Willett noted that an attack on your computer systems can be for any number of reasons – it may be because of the businesses stance on something or something one of your personnel has said. Older computer systems are especially ripe to be compromised. Or, and especially scary scenario, is an insider or an employee that has very recently been let go. It is critical that when an employee is let go that both IT personnel and Human Resources are aware of the departing employee and that individual’s access to the computer system is immediately shut-down when the now former employee has first left the premises.
But Willett’s primary question and message was: “Do you have a plan for a cyber attack?” He followed this question with some suggestions:
- Have a cyber attack plan!
- Make your organization a difficult target for a cyber attack (harden your system)
- Contact the FBI immediately upon detecting a cyber attack
“Think about securing your system as you do when securing your home when you go on vacation,” said Willett.
But it was during the four panel discussions that the specifics of water availability was addressed: water supply reliability, water availability for much-needed new homes in San Bernardino County, pending water legislation, how we better advocate for the local region as well as a panel on water rights.
Despite water rights, restrictions during drought cycles, north versus south tensions and a myriad of other issues that plague water agencies and managers, several panelists stated that sufficient water exists in SBC to meet the current needs. The issue is the management of the resource.

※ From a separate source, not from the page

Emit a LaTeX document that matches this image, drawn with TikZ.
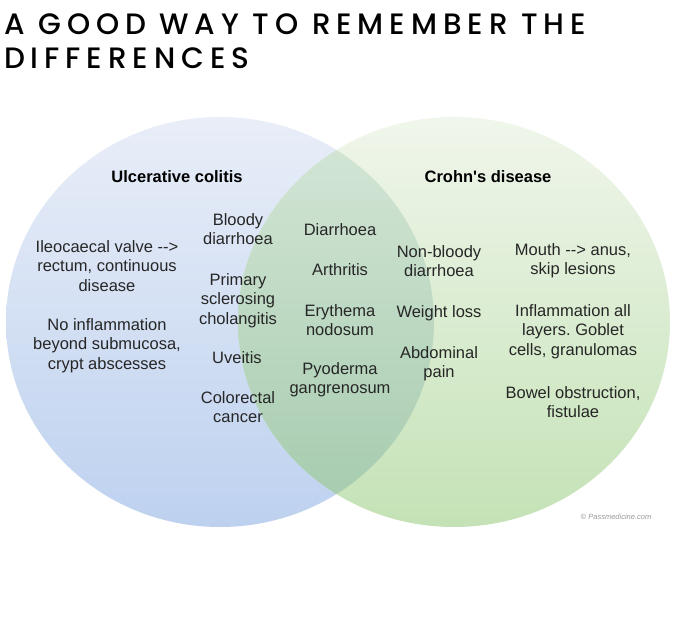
\documentclass[tikz,border=0pt]{standalone}
\usepackage{fontspec}
\setmainfont{Liberation Sans}[Ligatures=TeXOff]
\newfontfamily\titlefont{Poppins Medium}[LetterSpace=20]
\definecolor{bluetop}{HTML}{E9EEF8}
\definecolor{bluebot}{HTML}{BDD1EF}
\definecolor{greentop}{HTML}{F0F6EB}
\definecolor{greenbot}{HTML}{C4E2B6}
\definecolor{ovtop}{HTML}{D6E7D8}
\definecolor{ovbot}{HTML}{A3CAAC}
\definecolor{txtgray}{HTML}{262626}
\definecolor{copygray}{HTML}{9A9A9A}
\tikzset{
  txt/.style={font=\fontsize{16.5}{19.5}\selectfont\frenchspacing, text=txtgray, align=center, inner sep=0pt, anchor=base},
  hd/.style={font=\fontsize{16.5}{19.5}\selectfont\bfseries, text=black, inner sep=0pt, anchor=base},
  ttl/.style={font=\titlefont\fontsize{29.5}{34}\selectfont, text=black, align=left, inner sep=0pt, anchor=base west},
}
\begin{document}
\begin{tikzpicture}[x=1pt,y=-1pt]
\useasboundingbox (0,0) rectangle (680,631);
\fill[white] (0,0) rectangle (680,631);
% circles
\shade[top color=bluetop, bottom color=bluebot] (220,322) ellipse [x radius=214pt, y radius=205pt];
\shade[top color=greentop, bottom color=greenbot] (454,322) ellipse [x radius=216pt, y radius=205pt];
\begin{scope}
  \clip (220,322) ellipse [x radius=214pt, y radius=205pt];
  \shade[top color=ovtop, bottom color=ovbot] (454,322) ellipse [x radius=216pt, y radius=205pt];
\end{scope}
% title (base = last line)
\node[ttl] (title) at (4,69) {A GOOD WAY TO REMEMBER THE\\DIFFERENCES};
% headings
\node[hd] (uc) at (177,183) {Ulcerative colitis};
\node[hd] (cd) at (488,183) {Crohn's disease};
% UC only (anchor base = last line baseline)
\node[txt] (ileo) at (107,291) {Ileocaecal valve -->\\rectum, continuous\\disease};
\node[txt] (noinf) at (107,369) {No inflammation\\beyond submucosa,\\crypt abscesses};
\node[txt] (bloody) at (238,244.5) {Bloody\\diarrhoea};
\node[txt] (psc) at (238,324) {Primary\\sclerosing\\cholangitis};
\node[txt] (uveitis) at (237,363) {Uveitis};
\node[txt] (crc) at (238,422.5) {Colorectal\\cancer};
% both
\node[txt] (diar) at (340,236) {Diarrhoea};
\node[txt] (arth) at (340,276) {Arthritis};
\node[txt] (en) at (340,335.5) {Erythema\\nodosum};
\node[txt] (pg) at (340,393.5) {Pyoderma\\gangrenosum};
% CD only
\node[txt] (nonb) at (439,276.5) {Non-bloody\\diarrhoea};
\node[txt] (wl) at (439,317) {Weight loss};
\node[txt] (abd) at (439,377.5) {Abdominal\\pain};
\node[txt] (mouth) at (573,274.5) {Mouth --> anus,\\skip lesions};
\node[txt] (infl) at (573,355) {Inflammation all\\layers. Goblet\\cells, granulomas};
\node[txt] (bowel) at (573,417.5) {Bowel obstruction,\\fistulae};
% copyright
\node[font=\fontsize{7.5}{9}\selectfont\itshape, text=copygray, inner sep=0pt, anchor=base] (copy) at (616,519) {\textcopyright\ Passmedicine.com};
\end{tikzpicture}
\end{document}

Russell McGlothlin, a water resources attorney with Brownstein Hyatt Farber Schreck, spoke specifically to water needs of both the local county and the state at large saying, “It’s a water management crisis, not a water quantity issue.” Steve Anderson, an attorney with Best Best & Krieger LLP, acknowledged that within San Bernardino County significant groundwater exists thanks to the county’s two mountain ranges.

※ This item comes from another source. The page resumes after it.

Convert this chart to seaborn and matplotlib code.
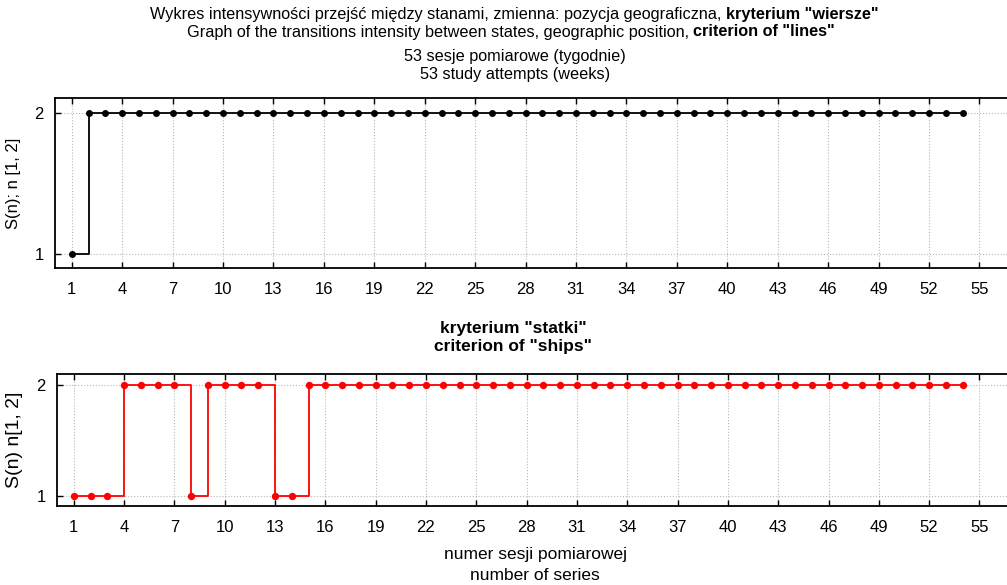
import numpy as np
import pandas as pd
import matplotlib
matplotlib.use("Agg")
import matplotlib.pyplot as plt
import seaborn as sns

# ---- data ----
sessions = list(range(1, 55))
state_lines = [1] + [2] * 53
state_ships = [1, 1, 1, 2, 2, 2, 2, 1, 2, 2, 2, 2, 1, 1] + [2] * 40
xticks = list(range(1, 56, 3))
yticks = [1, 2]

title_l1 = ["Wykres intensywności przejść między stanami, zmienna: pozycja geograficzna, ",
            'kryterium "wiersze"']
title_l2 = ["Graph of the transitions intensity between states, geographic position, ",
            'criterion of "lines"']
title_l3 = ["53 sesje pomiarowe (tygodnie)", "53 study attempts (weeks)"]
sub_title = ['kryterium "statki"', 'criterion of "ships"']
xlabel_lines = ["numer sesji pomiarowej", "number of series"]
ylabels = ["S(n); n [1, 2]", "S(n) n[1, 2]"]

sns.set_theme(style="white")
plt.rcParams['font.family'] = ['Liberation Sans', 'DejaVu Sans']
plt.rcParams['text.color'] = 'black'
plt.rcParams['axes.labelcolor'] = 'black'
plt.rcParams['xtick.color'] = 'black'
plt.rcParams['ytick.color'] = 'black'

fig = plt.figure(figsize=(10.07, 5.85), dpi=100)
W, H = 1007, 585

def axpos(l, t, r, b):
    return [l / W, 1 - b / H, (r - l) / W, (b - t) / H]

ax1 = fig.add_axes(axpos(55, 98, 1013, 268))
ax2 = fig.add_axes(axpos(57, 374, 1013, 506))

df1 = pd.DataFrame({"n": sessions, "S": state_lines})
df2 = pd.DataFrame({"n": sessions, "S": state_ships})

sns.lineplot(data=df1, x="n", y="S", ax=ax1, color="black", lw=1.3,
             drawstyle="steps-post", marker="o", markersize=5,
             markeredgewidth=0, estimator=None)
sns.lineplot(data=df2, x="n", y="S", ax=ax2, color="#ff0000", lw=1.3,
             drawstyle="steps-post", marker="o", markersize=5.3,
             markeredgewidth=0, estimator=None)

for ax, ylab, yfs in [(ax1, ylabels[0], 12), (ax2, ylabels[1], 14)]:
    ax.set_xlim(0, 57)
    ax.set_xticks(xticks)
    ax.set_yticks(yticks)
    ax.grid(True, linestyle=":", color="#b8b8b8", lw=0.8)
    for s in ax.spines.values():
        s.set_color("black")
        s.set_linewidth(1.3)
    ax.tick_params(axis="both", direction="in", length=4, width=1,
                   color="black", labelcolor="black", labelsize=12,
                   top=True, right=True, bottom=True, left=True)
    ax.tick_params(axis="x", pad=10)
    ax.tick_params(axis="y", pad=8)
    ax.set_xlabel("")
    ax.set_ylabel(ylab, fontsize=yfs, labelpad=10, color="black")

ax1.set_ylim(0.9, 2.105)
ax2.set_ylim(0.91, 2.1)

# titles
fs_t = 11.7
r = fig.canvas.get_renderer()

def mixed_line(parts, y, xc):
    ta = fig.text(0, 1 - y / H, parts[0], fontsize=fs_t, va="center", ha="left")
    tb = fig.text(0, 1 - y / H, parts[1], fontsize=fs_t, va="center", ha="left",
                  fontweight="bold")
    wa = ta.get_window_extent(r).width
    wb = tb.get_window_extent(r).width
    x0 = xc - (wa + wb) / 2
    ta.set_x(x0 / W)
    tb.set_x((x0 + wa) / W)

mixed_line(title_l1, 15, 514)
mixed_line(title_l2, 32, 511)

fig.text(515 / W, 1 - 57 / H, title_l3[0], fontsize=fs_t, ha="center", va="center")
fig.text(515 / W, 1 - 74 / H, title_l3[1], fontsize=fs_t, ha="center", va="center")

fig.text(513 / W, 1 - 328 / H, sub_title[0], fontsize=12.5, fontweight="bold", ha="center", va="center")
fig.text(513 / W, 1 - 346 / H, sub_title[1], fontsize=12.5, fontweight="bold", ha="center", va="center")

fig.text(535 / W, 1 - 554 / H, xlabel_lines[0], fontsize=12.5, ha="center", va="center")
fig.text(535 / W, 1 - 576 / H, xlabel_lines[1], fontsize=12.5, ha="center", va="center")

fig.savefig("out.png", dpi=100)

“Government has been putting band-aids on the situation for years,” said McGlothlin. He cited the tension between the rights of government to regulate water versus the need of certainty by users as water availability fluctuates.
But the specifics of local water availability and its management was also addressed by the three panelists tackling the topic of, “Can the Thirst for New Housing in SBC be Quenched?” Bob Tincher, deputy general manager for resources with San Bernardino Valley Municipal Water District, highlighted the need for overcoming threats to SBC’s watersheds as local supplies are still not enough. Thirty-five percent of water used locally, at present, is imported water. Tincher predicts that the county will have surplus water in the forthcoming wet years. He claims the resolution to our water status is to address water storage.

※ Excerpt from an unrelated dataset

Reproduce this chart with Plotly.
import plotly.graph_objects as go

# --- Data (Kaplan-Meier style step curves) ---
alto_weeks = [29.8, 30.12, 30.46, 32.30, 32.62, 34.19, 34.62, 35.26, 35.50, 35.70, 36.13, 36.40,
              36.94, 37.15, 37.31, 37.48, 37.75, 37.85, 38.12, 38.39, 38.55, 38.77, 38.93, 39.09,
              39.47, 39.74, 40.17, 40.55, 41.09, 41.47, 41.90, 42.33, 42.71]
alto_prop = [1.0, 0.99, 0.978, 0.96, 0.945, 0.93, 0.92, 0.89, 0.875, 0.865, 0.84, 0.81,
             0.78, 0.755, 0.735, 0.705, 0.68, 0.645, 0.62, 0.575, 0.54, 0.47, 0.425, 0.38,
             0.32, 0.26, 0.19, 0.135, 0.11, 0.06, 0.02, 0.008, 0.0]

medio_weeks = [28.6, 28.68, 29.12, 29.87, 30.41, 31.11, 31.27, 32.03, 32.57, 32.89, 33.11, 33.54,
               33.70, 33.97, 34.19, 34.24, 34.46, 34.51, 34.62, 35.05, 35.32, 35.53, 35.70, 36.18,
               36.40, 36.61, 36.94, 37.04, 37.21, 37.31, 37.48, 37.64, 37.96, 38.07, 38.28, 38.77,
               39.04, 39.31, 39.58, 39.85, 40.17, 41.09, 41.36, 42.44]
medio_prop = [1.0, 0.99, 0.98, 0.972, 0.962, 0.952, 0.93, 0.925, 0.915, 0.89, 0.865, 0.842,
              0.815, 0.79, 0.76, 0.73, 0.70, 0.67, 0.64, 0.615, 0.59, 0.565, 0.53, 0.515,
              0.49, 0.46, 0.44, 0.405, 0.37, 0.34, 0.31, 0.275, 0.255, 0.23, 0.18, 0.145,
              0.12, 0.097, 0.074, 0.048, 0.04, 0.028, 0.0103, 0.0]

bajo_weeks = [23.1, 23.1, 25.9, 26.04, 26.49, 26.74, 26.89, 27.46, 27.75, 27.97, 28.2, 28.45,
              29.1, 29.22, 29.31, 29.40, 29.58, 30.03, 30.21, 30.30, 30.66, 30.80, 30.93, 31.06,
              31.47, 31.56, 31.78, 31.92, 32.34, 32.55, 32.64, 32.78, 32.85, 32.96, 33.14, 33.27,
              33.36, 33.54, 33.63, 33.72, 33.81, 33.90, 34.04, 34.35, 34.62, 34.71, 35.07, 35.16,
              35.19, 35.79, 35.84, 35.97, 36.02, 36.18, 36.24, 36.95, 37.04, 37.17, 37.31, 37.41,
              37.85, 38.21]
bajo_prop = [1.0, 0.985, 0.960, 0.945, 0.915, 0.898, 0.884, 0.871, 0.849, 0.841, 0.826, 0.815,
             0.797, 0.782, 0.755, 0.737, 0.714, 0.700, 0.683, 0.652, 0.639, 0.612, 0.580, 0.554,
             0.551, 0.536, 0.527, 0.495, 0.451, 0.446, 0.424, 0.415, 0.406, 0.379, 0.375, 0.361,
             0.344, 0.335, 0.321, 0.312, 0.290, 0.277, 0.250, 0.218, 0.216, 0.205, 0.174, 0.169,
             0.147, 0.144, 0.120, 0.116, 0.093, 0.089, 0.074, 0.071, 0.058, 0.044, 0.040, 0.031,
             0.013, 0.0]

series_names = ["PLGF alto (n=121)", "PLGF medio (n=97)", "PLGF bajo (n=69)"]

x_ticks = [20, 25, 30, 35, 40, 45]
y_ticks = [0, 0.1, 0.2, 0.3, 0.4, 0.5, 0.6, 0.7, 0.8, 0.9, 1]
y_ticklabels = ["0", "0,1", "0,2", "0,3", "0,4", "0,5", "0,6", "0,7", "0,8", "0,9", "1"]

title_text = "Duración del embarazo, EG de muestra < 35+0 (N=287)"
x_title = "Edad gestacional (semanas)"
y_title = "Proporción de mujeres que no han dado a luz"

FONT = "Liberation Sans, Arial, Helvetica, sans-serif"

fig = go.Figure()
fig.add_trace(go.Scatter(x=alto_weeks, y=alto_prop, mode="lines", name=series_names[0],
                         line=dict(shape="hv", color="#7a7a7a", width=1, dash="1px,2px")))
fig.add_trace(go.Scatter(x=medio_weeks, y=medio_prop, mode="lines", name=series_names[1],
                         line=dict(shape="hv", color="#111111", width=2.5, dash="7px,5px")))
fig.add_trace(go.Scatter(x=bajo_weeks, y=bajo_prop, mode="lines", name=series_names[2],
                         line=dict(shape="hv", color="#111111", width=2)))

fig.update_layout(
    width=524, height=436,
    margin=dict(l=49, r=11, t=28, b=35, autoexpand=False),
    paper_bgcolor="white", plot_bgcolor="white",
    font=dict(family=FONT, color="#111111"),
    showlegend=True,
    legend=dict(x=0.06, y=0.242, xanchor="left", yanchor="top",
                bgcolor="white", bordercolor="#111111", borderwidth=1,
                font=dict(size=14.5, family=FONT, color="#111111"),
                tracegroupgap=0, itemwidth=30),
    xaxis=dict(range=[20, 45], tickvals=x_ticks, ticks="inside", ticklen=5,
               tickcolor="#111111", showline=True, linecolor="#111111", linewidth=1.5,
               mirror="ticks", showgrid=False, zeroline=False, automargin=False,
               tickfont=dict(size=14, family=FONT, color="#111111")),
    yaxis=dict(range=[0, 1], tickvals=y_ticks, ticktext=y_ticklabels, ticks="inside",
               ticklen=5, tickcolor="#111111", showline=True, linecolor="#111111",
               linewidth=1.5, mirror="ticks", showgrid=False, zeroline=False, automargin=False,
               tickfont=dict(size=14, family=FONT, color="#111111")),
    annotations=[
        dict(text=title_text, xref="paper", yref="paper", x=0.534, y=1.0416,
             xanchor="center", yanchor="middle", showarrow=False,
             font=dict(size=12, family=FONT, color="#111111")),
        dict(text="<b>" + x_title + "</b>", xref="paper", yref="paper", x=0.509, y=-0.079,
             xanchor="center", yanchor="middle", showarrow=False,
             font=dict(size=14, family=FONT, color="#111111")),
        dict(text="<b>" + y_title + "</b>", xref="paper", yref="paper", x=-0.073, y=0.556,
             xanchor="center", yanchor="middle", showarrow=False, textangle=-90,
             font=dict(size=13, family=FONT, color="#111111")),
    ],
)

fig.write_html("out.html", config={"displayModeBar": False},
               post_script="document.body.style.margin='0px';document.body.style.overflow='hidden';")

Halla Razak, general manager with Inland Empire Utilities Agency, may have summed up the current water status in SBC the best when she said, “We’ve already plucked the low hanging fruit.” Multiple others speaking at the conference said we need to turn to better storage, cooperative relationships and a continual message to the end users to constantly practice conservation.
San Bernardino County Board of Supervisors Bob Lovingood speaking at the start of the event noted that any conference lasting more than 10 years was an “indicator of real value.” Friday’s San Bernardino County Water Conference was the 12th consecutive such conference allowing water personnel from throughout the county and from adjacent areas to discuss issues, share solutions and better plan for the future.